In meteorology, a “mesonet” is a network of automated weather stations that are installed close enough to one other — and which report data frequently enough — to observe, measure and track. Although the Montana Climate Office has partnered with the U.S. Army Corps of Engineers to establish stations across eastern Montana and along the Missouri River Basin, this is the first such station west of the Continental Divide in the Columbia River Basin.
The monitoring data is available to both professional resource managers and interested valley producers via an internet portal (https://mesonet.climate.umt.edu/dash/).

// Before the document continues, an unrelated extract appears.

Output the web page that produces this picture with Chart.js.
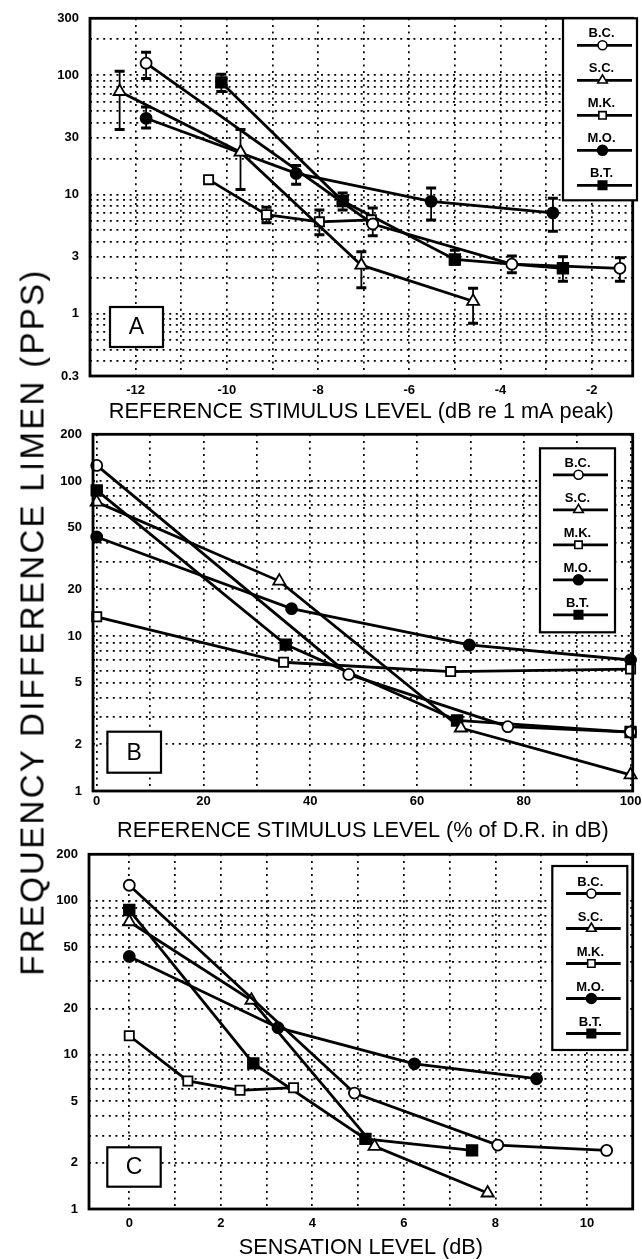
<!DOCTYPE html>
<html><head><meta charset="utf-8">
<script src="https://cdn.jsdelivr.net/npm/chart.js@4.4.1/dist/chart.umd.min.js"></script>
<style>
html,body{margin:0;padding:0;background:#fff;}
#wrap{position:relative;width:642px;height:1259px;overflow:hidden;background:#fff;}
canvas{position:absolute;left:0;}
#ytitle{position:absolute;left:31.5px;top:622px;transform:translate(-50%,-50%) rotate(-90deg);white-space:nowrap;font-family:"Liberation Sans",Arial,sans-serif;font-size:33px;line-height:33px;letter-spacing:2.3px;color:#000;}
</style></head><body>
<div id="wrap">
<canvas id="chartA" width="642" height="425" style="top:0px;width:642px;height:425px"></canvas>
<canvas id="chartB" width="642" height="420" style="top:425px;width:642px;height:420px"></canvas>
<canvas id="chartC" width="642" height="414" style="top:845px;width:642px;height:414px"></canvas>
<div id="ytitle">FREQUENCY DIFFERENCE LIMEN (PPS)</div>
</div>
<script>
// ---------- data ----------
const subjects = ['B.C.', 'S.C.', 'M.K.', 'M.O.', 'B.T.'];
// frequency difference limen (pps) per subject, same four measurements in all panels
const fdlBC = [126, 5.65, 2.6, 2.4];
const fdlSC = [73, 22.6, 2.55, 1.27];
const fdlMK = [13.3, 6.77, 5.89, 6.12];
const fdlMO = [43.5, 15.0, 8.75, 7.0];
const fdlBT = [87, 8.8, 2.85, 2.4];
// Panel A: reference stimulus level (dB re 1 mA peak)
const levA_BC = [-11.77, -6.8, -3.75, -1.38];
const levA_SC = [-12.35, -9.7, -7.05, -4.6];
const levA_MK = [-10.4, -9.13, -7.97, -6.83];
const levA_MO = [-11.77, -8.48, -5.52, -2.85];
const levA_BT = [-10.12, -7.46, -5.0, -2.63];
// Panel A error bars [low, high]
const errA_BC = [[94, 156], [4.5, 7.7], [2.2, 3.05], [1.87, 2.95]];
const errA_SC = [[35, 108], [11, 35], [1.65, 3.3], [0.83, 1.63]];
const errA_MK = [null, [5.8, 7.8], [4.6, 7.4], null];
const errA_MO = [[36, 54], [12.2, 17.5], [6.1, 11.3], [4.9, 9.3]];
const errA_BT = [[73, 102], [7.4, 10.3], [2.6, 3.4], [1.87, 3.0]];
// Panel B: reference stimulus level (% of D.R. in dB)
const levB_BC = [0, 47.2, 77, 100];
const levB_SC = [0, 34.2, 68.2, 100];
const levB_MK = [0, 35, 66.3, 100];
const levB_MO = [0, 36.5, 69.8, 100];
const levB_BT = [0, 35.4, 67.5, 100];
// Panel C: sensation level (dB)
const levC_BC = [0, 4.92, 8.05, 10.43];
const levC_SC = [0, 2.67, 5.36, 7.83];
const levC_MK = [0, 1.28, 2.42, 3.59];
const levC_MO = [0, 3.25, 6.23, 8.9];
const levC_BT = [0, 2.71, 5.16, 7.49];
// tick / grid values
const yGridA = [0.3,0.4,0.5,0.6,0.7,0.8,0.9,1,2,3,4,5,6,7,8,9,10,20,30,40,50,60,70,80,90,100,200,300];
const yLabelsA = [0.3, 1, 3, 10, 30, 100, 300];
const yGridBC = [1,2,3,4,5,6,7,8,9,10,20,30,40,50,60,70,80,90,100,200];
const yLabelsBC = [1, 2, 5, 10, 20, 50, 100, 200];
const xGridA = [-13,-12,-11,-10,-9,-8,-7,-6,-5,-4,-3,-2];
const xLabelsA = [-12, -10, -8, -6, -4, -2];
const xGridB = [0,10,20,30,40,50,60,70,80,90,100];
const xLabelsB = [0, 20, 40, 60, 80, 100];
const xGridC = [0,1,2,3,4,5,6,7,8,9,10];
const xLabelsC = [0, 2, 4, 6, 8, 10];

// ---------- styles ----------
const FAM = '"Liberation Sans", Arial, Helvetica, sans-serif';
const markerStyles = ['circle', 'triangle', 'rect', 'circle', 'rect'];
const markerFills = ['#fff', '#fff', '#fff', '#000', '#000'];
const markerRadii = [5.5, 7, 6.5, 5.5, 7.5];
const legendRadii = [4.5, 5.5, 5.2, 5, 6];

const errorBars = {
  id: 'errorBars',
  beforeDatasetsDraw(chart) {
    const {ctx} = chart; const xs = chart.scales.x, ys = chart.scales.y;
    chart.data.datasets.forEach(ds => {
      if (!ds.errors) return;
      ds.data.forEach((p, j) => {
        const e = ds.errors[j]; if (!e) return;
        const px = xs.getPixelForValue(p.x);
        const y1 = ys.getPixelForValue(e[0]), y2 = ys.getPixelForValue(e[1]);
        ctx.save(); ctx.strokeStyle = '#000';
        ctx.lineWidth = 1.8; ctx.beginPath(); ctx.moveTo(px, y1); ctx.lineTo(px, y2); ctx.stroke();
        ctx.lineWidth = 3; ctx.beginPath();
        ctx.moveTo(px - 5, y1); ctx.lineTo(px + 5, y1);
        ctx.moveTo(px - 5, y2); ctx.lineTo(px + 5, y2); ctx.stroke();
        ctx.restore();
      });
    });
  }
};

const frame = {
  id: 'frame',
  afterDatasetsDraw(chart) {
    const {ctx, chartArea: a} = chart;
    ctx.save(); ctx.strokeStyle = '#000'; ctx.lineWidth = 2.8;
    ctx.strokeRect(a.left, a.top, a.right - a.left, a.bottom - a.top);
    ctx.restore();
  }
};

const insetLegend = {
  id: 'insetLegend',
  afterDatasetsDraw(chart, args, o) {
    if (!o || o.x === undefined) return;
    const {ctx} = chart;
    ctx.save();
    ctx.fillStyle = '#fff'; ctx.fillRect(o.x, o.y, o.w, o.h);
    ctx.strokeStyle = '#000'; ctx.lineWidth = 2.2; ctx.strokeRect(o.x, o.y, o.w, o.h);
    chart.data.datasets.forEach((ds, i) => {
      const ty = o.y + o.first + o.step * i;
      const ly = ty + o.lineDy;
      const cx = o.x + (o.l1 + o.l2) / 2;
      ctx.fillStyle = '#000';
      ctx.font = 'bold 13px ' + FAM;
      ctx.textAlign = 'center'; ctx.textBaseline = 'middle';
      ctx.fillText(ds.label, cx - 3, ty);
      ctx.strokeStyle = '#000'; ctx.lineWidth = 2.8;
      ctx.beginPath(); ctx.moveTo(o.x + o.l1, ly); ctx.lineTo(o.x + o.l2, ly); ctx.stroke();
      ctx.fillStyle = markerFills[i]; ctx.lineWidth = 1.6;
      Chart.helpers.drawPoint(ctx, {pointStyle: markerStyles[i], radius: legendRadii[i], borderWidth: 1.6, rotation: 0}, cx - 2, ly);
    });
    ctx.restore();
  }
};

const panelLetter = {
  id: 'panelLetter',
  afterDatasetsDraw(chart, args, o) {
    if (!o || o.x === undefined) return;
    const {ctx} = chart;
    ctx.save();
    ctx.fillStyle = '#fff'; ctx.fillRect(o.x, o.y, o.w, o.h);
    ctx.strokeStyle = '#000'; ctx.lineWidth = 2.2; ctx.strokeRect(o.x, o.y, o.w, o.h);
    ctx.fillStyle = '#000'; ctx.font = '23px ' + FAM;
    ctx.textAlign = 'center'; ctx.textBaseline = 'middle';
    ctx.fillText(o.text, o.x + o.w / 2, o.y + o.h / 2 + 1);
    ctx.restore();
  }
};

function buildChart(id, c) {
  const datasets = subjects.map((name, i) => ({
    label: name,
    data: c.xs[i].map((x, j) => ({x: x, y: c.ys[i][j]})),
    errors: c.errs ? c.errs[i] : null,
    borderColor: '#000', borderWidth: 2.8, backgroundColor: markerFills[i],
    pointStyle: markerStyles[i], pointRadius: markerRadii[i], pointBorderWidth: 1.8,
    pointBackgroundColor: markerFills[i], pointBorderColor: '#000',
    showLine: true, tension: 0, clip: false
  }));
  const tickFont = {family: FAM, size: 13, weight: 'bold', lineHeight: 1};
  return new Chart(document.getElementById(id), {
    type: 'scatter',
    data: {datasets},
    options: {
      responsive: false, animation: false, events: [],
      layout: {padding: c.pad},
      plugins: {legend: {display: false}, tooltip: {enabled: false}, insetLegend: c.legend, panelLetter: c.letter},
      scales: {
        x: {
          type: 'linear', min: c.xMin, max: c.xMax,
          afterBuildTicks: a => { a.ticks = c.xGrid.map(v => ({value: v})); },
          afterFit: a => { a.height = c.xh; a.paddingLeft = 0; a.paddingRight = 0; },
          ticks: {autoSkip: false, maxRotation: 0, minRotation: 0, padding: c.xTickPad, font: tickFont, color: '#000',
                  callback: v => c.xLabels.includes(v) ? String(v) : ''},
          grid: {color: '#000', lineWidth: 1.7, drawTicks: false},
          border: {display: false, dash: [2, 4.6]},
          title: {display: true, text: c.xTitle, color: '#000', font: {family: FAM, size: 21.7, lineHeight: 1},
                  padding: {top: 0, bottom: c.titlePad}}
        },
        y: {
          type: 'logarithmic', min: c.yMin, max: c.yMax,
          afterBuildTicks: a => { a.ticks = c.yGrid.map(v => ({value: v})); },
          afterFit: a => { a.width = c.yw; a.paddingTop = 0; a.paddingBottom = 0; },
          ticks: {autoSkip: false, padding: 11, font: tickFont, color: '#000',
                  callback: v => c.yLabels.includes(v) ? String(v) : ''},
          grid: {color: '#000', lineWidth: 1.7, drawTicks: false},
          border: {display: false, dash: [2, 4.6]}
        }
      }
    },
    plugins: [errorBars, frame, insetLegend, panelLetter]
  });
}

buildChart('chartA', {
  xs: [levA_BC, levA_SC, levA_MK, levA_MO, levA_BT],
  ys: [fdlBC, fdlSC, fdlMK, fdlMO, fdlBT],
  errs: [errA_BC, errA_SC, errA_MK, errA_MO, errA_BT],
  xMin: -13, xMax: -1.1, xGrid: xGridA, xLabels: xLabelsA,
  yMin: 0.3, yMax: 300, yGrid: yGridA, yLabels: yLabelsA,
  pad: {top: 18.3, right: 5, bottom: 0, left: 0}, yw: 90, xh: 49, xTickPad: 7.5, titlePad: 2.5,
  xTitle: 'REFERENCE STIMULUS LEVEL (dB re 1 mA peak)',
  legend: {x: 563, y: 18.3, w: 74, h: 182, first: 15, step: 35, lineDy: 12, l1: 14, l2: 69},
  letter: {x: 110, y: 307, w: 53, h: 40, text: 'A'}
});
buildChart('chartB', {
  xs: [levB_BC, levB_SC, levB_MK, levB_MO, levB_BT],
  ys: [fdlBC, fdlSC, fdlMK, fdlMO, fdlBT],
  errs: null,
  xMin: -0.7, xMax: 100.4, xGrid: xGridB, xLabels: xLabelsB,
  yMin: 1, yMax: 200, yGrid: yGridBC, yLabels: yLabelsBC,
  pad: {top: 9, right: 7, bottom: 0, left: 0}, yw: 93, xh: 54, xTickPad: 4.2, titlePad: 2.8,
  xTitle: 'REFERENCE STIMULUS LEVEL (% of D.R. in dB)',
  legend: {x: 540, y: 23.3, w: 75, h: 184, first: 15.5, step: 35, lineDy: 11, l1: 13, l2: 68},
  letter: {x: 107.4, y: 306.7, w: 53.6, h: 41, text: 'B'}
});
buildChart('chartC', {
  xs: [levC_BC, levC_SC, levC_MK, levC_MO, levC_BT],
  ys: [fdlBC, fdlSC, fdlMK, fdlMO, fdlBT],
  errs: null,
  xMin: -0.88, xMax: 11.0, xGrid: xGridC, xLabels: xLabelsC,
  yMin: 1, yMax: 200, yGrid: yGridBC, yLabels: yLabelsBC,
  pad: {top: 6, right: 5, bottom: 0, left: 0}, yw: 89, xh: 50, xTickPad: 7.5, titlePad: 0.5,
  xTitle: 'SENSATION LEVEL (dB)',
  legend: {x: 552.3, y: 21, w: 75, h: 184, first: 16.5, step: 35, lineDy: 11, l1: 13.7, l2: 68.4},
  letter: {x: 107.3, y: 302.3, w: 53.4, h: 39.4, text: 'C'}
});
</script>
</body></html>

Soon to come, educational signage will be placed on the walking path behind the CSKT Bison Range Visitor Center to explain what the station does and its importance for meeting the Tribes’ future planning goals.
Kyle Bocinsky, director of climate extension at the Montana Climate Office, which is an independent state-designated body at the University of Montana, said the need to expand monitoring in the region — and on the CSKT Bison Range in particular — has gained urgency in recent years. For example, as the CSKT revised its rangeland management plan while preparing to resume control over the bison range, which had been under the jurisdiction of the federal U.S. Fish and Wildlife Service for more than a century, it was also completing an update to its Climate Change Strategic Plan.
Not only are the two plans closely linked, but the timing, Bocinsky said, couldn’t have been better.
“As the Tribes prepared to transfer ownership of the bison range, there was this growing need to expand localized monitoring capacity on the reservation for weather, soil moisture and snowpack to help assist rangeland managers like Shannon,” Bocinsky said. “When NOAA’s National Integrated Drought Information System put out a call for proposals looking at drought resiliency on tribal land and, specifically, for implementing actions that are specified in drought or climate adaptation plans, it really was a perfect fit.”
“In addition to expanding monitoring across the reservation, this will help build the next generation of climate leaders on the reservation,” he added.
The station will lend an advanced degree of sophistication to CSKT’s revised rangeland management plan by establishing a climatological baseline. It will also help sharpen the Tribes’ strategy for reseeding native grasses and identify environmental impacts related to the spread of invasive weeds.
“We’ve already found differences between existing [Natural Resource Conservation Survey] soil surveys and actual soil moisture availability based on the new monitoring,” Bocinsky said, explaining that the new monitoring equipment identified a layer of clay, or a lens, that was limiting soil-moisture availability to native bunch grasses, whose root systems were struggling to reach the deeper, wetter soil.
“Now we’ve figured out where that clay lens is located, how deep it is, and the range managers can take advantage of that knowledge when they’re reseeding native grasses,” Bocinsky said.
“As we think about the future in terms of climate on the bison range, this will help identify different strategies for improving that rangeland and maintaining it as a cultural asset,” Bocinsky added. “It’s just an honor for our office to be part of this.”